In this note, we estimate the market participation of the trend-following CTA industry on the most liquid equity, fixed income & rates, currency, and commodity futures markets. More specifically, we provide what we believe is a realistic estimate of the trend-following industry’s share of positions held and volume traded in these different markets.
To measure the market participation of a trend-following Managed Futures Program or CTA, we adapt two widely used metrics – total open interest and total daily volume traded – and exclude any non-directional calendar-spread related trading activity. To this end, we introduce a systematic method to estimate the share of directional trading activity across asset classes. We find that for equities, fixed income, and currency futures, the calendar-spread related activity is limited, while for commodities and short-term interest rates futures, less than 70% of the open interest represents an outright risk, and less than 50% (for commodities) and 65% (for STIRs) of the reported total volume is directional.

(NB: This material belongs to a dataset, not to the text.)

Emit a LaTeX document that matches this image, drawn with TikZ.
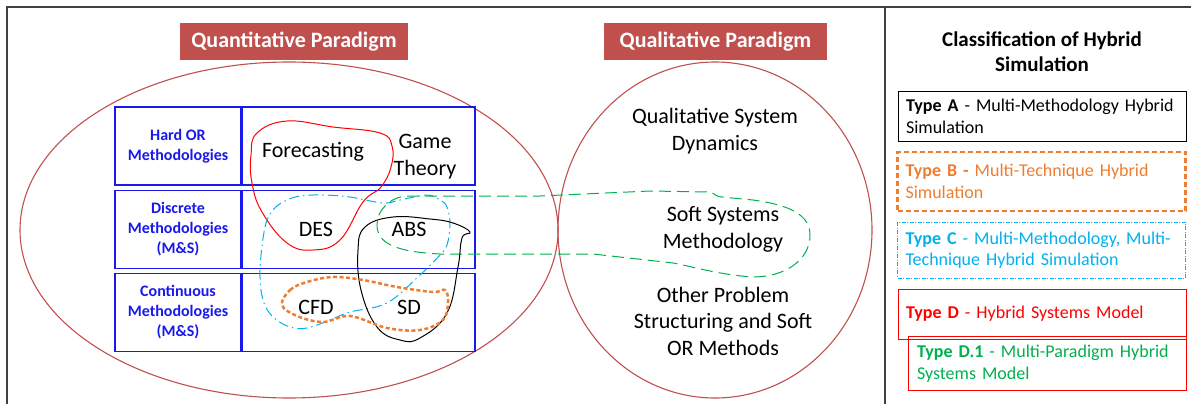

We conclude that, assuming the size of the trend-following industry at approximately $300bn, trend-following CTAs account on average for less than 10% of the total directional open interest and less than 1% of the total directional traded volume across global futures markets since 2020. We show that the net aggregate notional exposure in equities of trend-followers has evolved in a range between $-100bn and $+500bn over the past three years. This compares to an average global equity market capitalization above $100tn and an average global equity futures open interest of $1.3tn.
According to our model, the equity market participation of trend-following has never exceeded 3.5% of total futures directional volume measured over any five-day period since 2020, even during periods characterized by extreme changes in positioning, like the sell-off of March 2020 or the bear market rally in summer 2022. Our results do not indicate that trend-following CTAs have grown too large to execute trades effectively in the markets they operate in, nor do they suggest that their size would enable them to move markets significantly in the direction of their trading in any of the asset classes. Moreover, despite the size of the CTA industry increasing more than tenfold since 2000, the market participation has remained in a relatively narrow range (at both aggregate and asset class level), reflecting a simultaneous increase in the capacity of cash and underlying futures markets.
Our results support the thesis that the capacity limit of CTAs in terms of the participation rate is far from being reached. The high liquidity of the underlying markets and the still moderate participation rates suggest that CTAs are unlikely to move underlying market prices significantly.